# Does Tumbling Remove Scratches?



## JustGlass (Oct 20, 2009)

I know that tumbling a bottle removes stain and ground etching and restores shine but does it remove scratches? I saw a nice dark amethyst Mrs Allens Hair Restorer at a good price with no chips or cracks but bottle had a ton of ground scratches on front and back. Many scratches are light but alot that you can catch a fingernail on. Can these  scratches be removed at all? If so can they be removed without weakening the embossing?


----------



## bottlediger (Oct 20, 2009)

Tumbling can remove light scratches and deep ones as well if you desire. However embossing is always an issue, to get a deep scratch out you have to take the embossing down as deep as the scratch and then you usally get that over tumbled look that looks horrible. Best way to do it would be to hand sand the scratched area than polish it in the tumbler, that way you wont hurt any embossing or get that over tumbled look. Hope that helps

 Digger Ry


----------



## BarbaraInCalif (Oct 20, 2009)

Digger...How would you go about sanding it: grit, hand or machine, etc.
 Would you then tumble it to polish the sanded area?

 Thanks,
 Barbara


----------



## bottlediger (Oct 20, 2009)

I would do it by hand, electric sanders can heat the glass way to much and cause cracks. Your just going to have to do some guess and test on which gritt is best for you, just work your way up to a more fine gritt, and after that yes I would tumble it to polish the intire bottle

 Digger Ry


----------



## suzanne (Oct 21, 2009)

It has been my experience that random experiments with sanding bottles with different grits and types of
 sandpaper or abrasives will surely lead to disaster and sorrow in the beginning, so if I were JustGlass
 I would start out with bottles that are worthless.


----------



## GuntherHess (Oct 22, 2009)

> I would do it by hand, electric sanders can heat the glass way to much and cause cracks. Your just going to have to do some guess and test on which gritt is best for you, just work your way up to a more fine gritt, and after that yes I would tumble it to polish the intire bottle


 
 Dont forget that glass is hard. You need to use a grit that is harder than glass. The grey emory sandpaper from auto shops is good and its good to do wet sanding.


----------



## blobbottlebob (Oct 22, 2009)

Hey Justglass,

 This is meant as a respectful suggestion. Please do not be offended.

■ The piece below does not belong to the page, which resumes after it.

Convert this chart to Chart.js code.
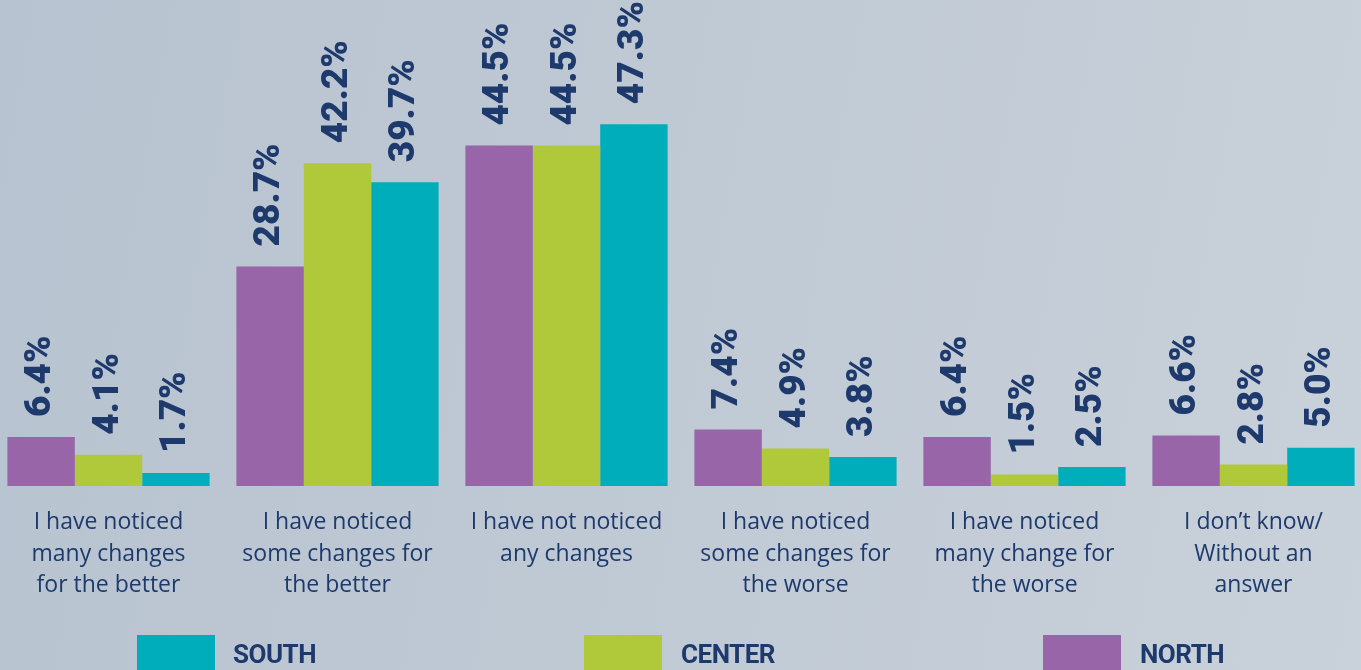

 It sounds like you have a neat old bottle with great color and character. Why not clean it up and leave it as it is until you get the chance to upgrade? All the sanding and tumbling will likely damage the bottle worse. Just a thought.


----------



## JustGlass (Oct 22, 2009)

Thanks for everyones advice. If I do decide to purchase this scratched up Mrs Allens bottle I will resort to having a professional bottle tumbler person take the task of trying to restore some of its good looks. I don't have the know how or the tools to take on the challenge. This bottle I can get cheap enough to take a chance and if it doesn't clean up it would be no big loss as long as tumling fees are in the ballpark. Ive heard of tumbling services charging $25 to $45 for cutting and cleaning but Im afraid because of the extra sanding work involved it could up the final cost. If fixing it up is to costly I could sell it the way it is and probably break even. Of all the bottles in my large collection I don't have one bottle that has half as many scratches as this amethyst Mrs. Allens. Looks like the owner tied a rope around it and dragged it behind a horse.


----------



## bottlechaser62 (Nov 22, 2009)

Bottlediger,
 Can a bottle that was "treated" years ago be tumbled and get rid of the "treated" chemical that was applied? As a teenage, I had a few really nice bottles that were "sick" and a friend sprayed a thin coating of something on them that made them shiny and gave them a nicer presentation. Can that be desolved or sanded off through the tumbling process?   

 Thanks


----------



## bottlediger (Nov 22, 2009)

hey there, its hard to tell what was put on your bottle years ago but was probly some kind of shlack. I really have no experience in putting a coated bottle through the tumbling process and I personnally wouldnt tumble one because I dont know how it would effect the tumbling copper or canister. If I was you I would just soak it in some mineral spirts or paint thiner, 9 times out of 10 that will take it off. good luck

 Digger ry


----------



## bottlechaser62 (Nov 23, 2009)

thanks for the information!


----------



## RED Matthews (Nov 23, 2009)

Hi justglass;  I have removed some scratches using two grades of Bright Boy rubbing sticks.  I haven't even seen any in at least 20 years but had access to them in the mold shop where I worked.   RED Matthews


----------